Support Vector Machines (SVM) – Margin Maximization and Kernel Trick Explained in Machine Learning
Support Vector Machines (SVM) – Margin Maximization and Kernel Trick Explained
Support Vector Machines (SVM) are powerful supervised learning algorithms used for classification and regression. Unlike logistic regression or decision trees, SVM focuses on finding the optimal boundary that maximizes the margin between classes.
SVM is rooted in strong mathematical foundations and is widely used in high-dimensional classification problems.
1. Core Idea of SVM
SVM aims to find a hyperplane that separates classes with the largest possible margin.
The larger the margin, the better the model generalizes.
2. What is a Hyperplane?
- 2D → Line
- 3D → Plane
- nD → Hyperplane
The hyperplane equation:
w · x + b = 0
3. Maximum Margin Concept
Among multiple possible separating hyperplanes, SVM selects the one that maximizes the distance between the closest data points of both classes.
These closest points are called:
- Support Vectors
4. Hard Margin SVM
Used when data is perfectly linearly separable.
Constraints:
y_i (w · x_i + b) ≥ 1
Objective:
Minimize ||w||²
5. Soft Margin SVM
Real-world data is rarely perfectly separable. Soft margin introduces slack variables to allow misclassification.
Trade-off controlled by parameter:
C
- Large C → Less tolerance for misclassification
- Small C → More tolerance
6. Hinge Loss Function
Loss = max(0, 1 - y_i (w · x_i))
Hinge loss penalizes points inside margin.
7. Non-Linear Data Problem
When data is not linearly separable, simple hyperplane fails.
This is solved using:
- Kernel Trick
8. Kernel Trick Explained
Instead of transforming data explicitly, SVM computes inner products in higher-dimensional space using kernel functions.
Common kernels:
- Linear Kernel
- Polynomial Kernel
- Radial Basis Function (RBF)
- Sigmoid Kernel
RBF kernel formula:
K(x, x') = exp(-γ ||x - x'||²)
9. Why Kernel Trick is Powerful
- Allows modeling complex boundaries
- Avoids explicit high-dimensional transformation
- Efficient computation
10. Regression Version – SVR
Support Vector Regression minimizes error within epsilon margin.

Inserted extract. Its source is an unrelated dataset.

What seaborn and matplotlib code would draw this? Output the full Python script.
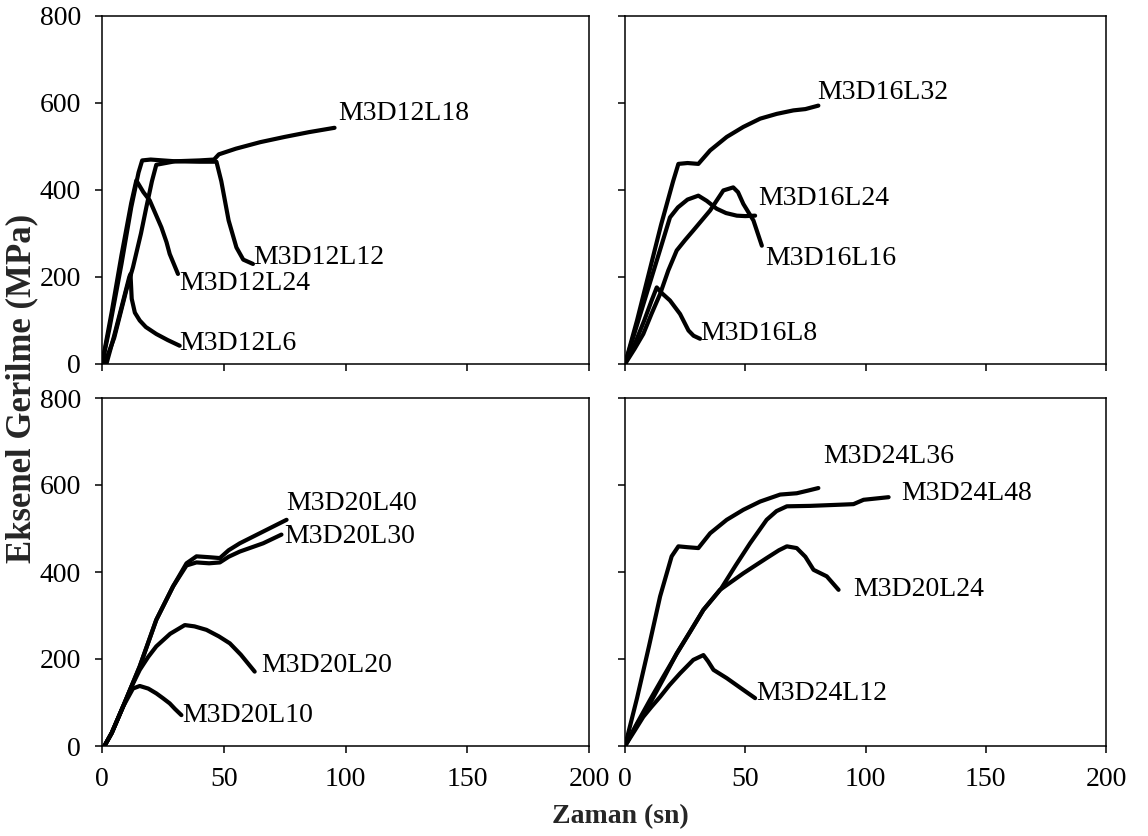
import matplotlib
matplotlib.use("Agg")
import matplotlib.pyplot as plt
import seaborn as sns
import pandas as pd

# ---------------- data ----------------
# Panel 1 (top-left)
m3d12l18_x = [0, 3, 8, 12, 15, 16.5, 20, 30, 40, 46, 48, 55, 65, 75, 85, 95.5]
m3d12l18_y = [0, 80, 230, 360, 440, 468, 470, 466, 468, 470, 482, 495, 510, 522, 533, 543]
m3d12l12_x = [1, 5, 10, 12.7, 16, 18.2, 20.5, 22.3, 30, 40, 47, 49, 52, 55.2, 58, 62]
m3d12l12_y = [0, 60, 170, 222, 300, 360, 420, 458, 466, 465, 465, 420, 330, 268, 240, 230]
m3d12l24_x = [0, 4, 8, 12, 14.1, 17, 19.6, 22, 24.4, 26.5, 27.8, 31.2]
m3d12l24_y = [0, 120, 250, 370, 422, 395, 376, 345, 314, 280, 253, 207]
m3d12l6_x = [1.8, 5, 8, 11.2, 11.7, 12.2, 13.5, 15.5, 18, 22.3, 27, 31.9]
m3d12l6_y = [0, 65, 130, 200, 207, 150, 118, 100, 85, 69, 55, 42]

# Panel 2 (top-right)
m3d16l32_x = [0, 5, 10, 15, 20, 22.2, 26, 30.5, 35.4, 42.3, 49.2, 56.2, 63.1, 70, 75, 80.4]
m3d16l32_y = [0, 100, 210, 320, 420, 460, 462, 460, 491, 522, 545, 564, 575, 583, 586, 594]
m3d16l24_x = [0, 5, 10, 15, 18.7, 22, 26, 30.5, 34, 38.1, 42, 46.5, 50, 54.1]
m3d16l24_y = [0, 90, 180, 270, 337, 360, 378, 387, 375, 357, 347, 341, 340, 341]
m3d16l16_x = [0, 4, 7.6, 11, 14.6, 18, 21.5, 25, 28.4, 35.4, 40.9, 45, 47, 49.2, 53.4, 56.9]
m3d16l16_y = [0, 35, 69, 115, 161, 215, 261, 285, 307, 353, 399, 406, 395, 368, 330, 272]
m3d16l8_x = [0, 4, 8, 11, 13.2, 15.5, 18.7, 22.9, 26.4, 28.5, 31.2]
m3d16l8_y = [0, 45, 100, 145, 176, 162, 146, 115, 77, 65, 58]

# Panel 3 (bottom-left)
m3d20l40_x = [1, 4, 8.6, 15.5, 22.3, 29.2, 34.7, 38.8, 44, 48.4, 52, 56.6, 66.2, 75.8]
m3d20l40_y = [0, 30, 90, 183, 290, 367, 420, 436, 434, 432, 450, 466, 493, 520]
m3d20l30_x = [1, 4, 8.6, 15.5, 22.3, 29.2, 34.7, 38.8, 44, 48.4, 52, 56.6, 66.2, 73.7]
m3d20l30_y = [0, 30, 90, 183, 290, 367, 415, 422, 420, 422, 435, 447, 466, 486]
m3d20l20_x = [1, 4, 8.6, 12, 15.5, 19, 22.3, 28, 34, 38, 42.9, 48, 52.5, 57, 62.7]
m3d20l20_y = [0, 30, 90, 135, 175, 205, 229, 258, 278, 275, 267, 252, 236, 210, 171]
m3d20l10_x = [1, 4, 8.6, 12.7, 15.5, 19, 22.3, 25, 27.8, 30, 32.6]
m3d20l10_y = [0, 30, 90, 132, 138, 132, 121, 110, 98, 85, 71]

# Panel 4 (bottom-right)
m3d24l36_x = [0, 5, 10, 14.6, 19.4, 22.2, 26, 30.5, 35.4, 42.3, 49.2, 56.2, 64.5, 71.4, 76, 80.4]
m3d24l36_y = [0, 110, 230, 344, 436, 459, 457, 455, 489, 520, 543, 562, 578, 581, 587, 593]
m3d24l48_x = [0, 5, 10.4, 16, 21.5, 27, 32.6, 40, 46, 52, 58.9, 63, 67.3, 77, 90.8, 95, 99.2, 109.6]
m3d24l48_y = [0, 50, 98, 155, 213, 262, 313, 362, 415, 466, 520, 540, 551, 552, 555, 556, 566, 572]
m3d20l24_x = [0, 5, 10.4, 16, 21.5, 27, 32.6, 39.5, 49.2, 58.9, 64, 67.3, 71.4, 75, 78.4, 83.9, 88.8]
m3d20l24_y = [0, 52, 106, 160, 212, 262, 313, 359, 397, 432, 450, 459, 455, 435, 405, 390, 359]
m3d24l12_x = [0, 4, 7.6, 11, 14.6, 18.5, 22.9, 28.4, 32.6, 34.5, 36.8, 42.3, 49.2, 54.1]
m3d24l12_y = [0, 35, 67, 90, 113, 140, 167, 198, 209, 195, 175, 156, 129, 110]

panel_series = [
    [("M3D12L18", m3d12l18_x, m3d12l18_y), ("M3D12L12", m3d12l12_x, m3d12l12_y),
     ("M3D12L24", m3d12l24_x, m3d12l24_y), ("M3D12L6", m3d12l6_x, m3d12l6_y)],
    [("M3D16L32", m3d16l32_x, m3d16l32_y), ("M3D16L24", m3d16l24_x, m3d16l24_y),
     ("M3D16L16", m3d16l16_x, m3d16l16_y), ("M3D16L8", m3d16l8_x, m3d16l8_y)],
    [("M3D20L40", m3d20l40_x, m3d20l40_y), ("M3D20L30", m3d20l30_x, m3d20l30_y),
     ("M3D20L20", m3d20l20_x, m3d20l20_y), ("M3D20L10", m3d20l10_x, m3d20l10_y)],
    [("M3D24L36", m3d24l36_x, m3d24l36_y), ("M3D24L48", m3d24l48_x, m3d24l48_y),
     ("M3D20L24", m3d20l24_x, m3d20l24_y), ("M3D24L12", m3d24l12_x, m3d24l12_y)],
]

# label anchor points (data coords, left-centre of text)
label_pos = [
    [(97, 577), (62, 245), (31.9, 184), (31.9, 46)],
    [(79.8, 625), (55.5, 380), (58.3, 242), (31.2, 69)],
    [(75.5, 558), (74.7, 482), (65.5, 186), (33, 71)],
    [(82.5, 666), (114.8, 581), (95, 359), (54.4, 121)],
]

x_ticks = [0, 50, 100, 150, 200]
y_ticks = [0, 200, 400, 600, 800]
x_label = "Zaman (sn)"
y_label = "Eksenel Gerilme (MPa)"

# ---------------- style ----------------
sns.set_style("ticks")
plt.rcParams["font.family"] = ["Liberation Serif", "DejaVu Serif"]
plt.rcParams["axes.linewidth"] = 1.1
plt.rcParams["xtick.major.width"] = 1.1
plt.rcParams["ytick.major.width"] = 1.1
plt.rcParams["xtick.major.size"] = 5
plt.rcParams["ytick.major.size"] = 5

W, H = 1148, 836
fig = plt.figure(figsize=(W / 100, H / 100), dpi=100)
fig.patch.set_facecolor("white")

rects = [
    (102, 16, 487, 348),
    (625, 16, 481, 348),
    (102, 398, 487, 348),
    (625, 398, 481, 348),
]

for i, (px, py, pw, ph) in enumerate(rects):
    ax = fig.add_axes([px / W, 1 - (py + ph) / H, pw / W, ph / H])
    for (name, xs, ys), (lx, ly) in zip(panel_series[i], label_pos[i]):
        df = pd.DataFrame({"t": xs, "s": ys})
        sns.lineplot(data=df, x="t", y="s", ax=ax, color="black", lw=3.0,
                     sort=False, estimator=None, solid_capstyle="round",
                     solid_joinstyle="round")
        ax.text(lx, ly, name, ha="left", va="center", fontsize=20, color="black")
    ax.set_xlim(0, 200)
    ax.set_ylim(0, 800)
    ax.set_xticks(x_ticks)
    ax.set_yticks(y_ticks)
    ax.set_xlabel("")
    ax.set_ylabel("")
    for s in ax.spines.values():
        s.set_visible(True)
        s.set_color("black")
    ax.tick_params(direction="out", colors="black", labelsize=20, pad=10)
    if i in (0, 1):
        ax.set_xticklabels([])
    else:
        ax.set_xticklabels([str(v) for v in x_ticks])
    if i in (1, 3):
        ax.set_yticklabels([])
    else:
        ax.set_yticklabels([str(v) for v in y_ticks])

fig.text(22 / W, 1 - 388 / H, y_label, rotation=90, ha="center", va="center",
         fontsize=25, fontweight="bold")
fig.text(620 / W, 1 - 817 / H, x_label, ha="center", va="center",
         fontsize=20, fontweight="bold")

fig.savefig("out.png", dpi=100, facecolor="white")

Minimize deviations outside epsilon band
Used in financial forecasting and time series.
11. Computational Complexity
Training complexity can be high for large datasets.
- Works best for medium-sized datasets
- Memory intensive for very large datasets
12. Advantages of SVM
- Effective in high-dimensional spaces
- Works well with clear margin separation
- Robust to overfitting in many cases
13. Limitations
- Slow training for very large datasets
- Difficult to interpret compared to trees
- Requires careful kernel selection
14. Enterprise Applications
- Text classification
- Image recognition
- Bioinformatics
- Spam detection
- Handwriting recognition
SVM is widely used in NLP and computer vision tasks.
15. Practical Workflow
1. Scale features 2. Choose kernel 3. Select C and gamma 4. Train model 5. Cross-validate 6. Deploy
16. SVM vs Logistic Regression
- Logistic Regression → Probability output
- SVM → Margin maximization
- SVM handles high-dimensional data better
17. When to Use SVM
- High-dimensional feature space
- Clear margin separation
- Medium-sized datasets
Final Summary
Support Vector Machines are mathematically elegant algorithms that maximize class separation by focusing on margin optimization. With the help of the kernel trick, SVM can model complex non-linear patterns efficiently. Though computationally intensive for massive datasets, SVM remains a powerful choice for classification tasks in high-dimensional domains.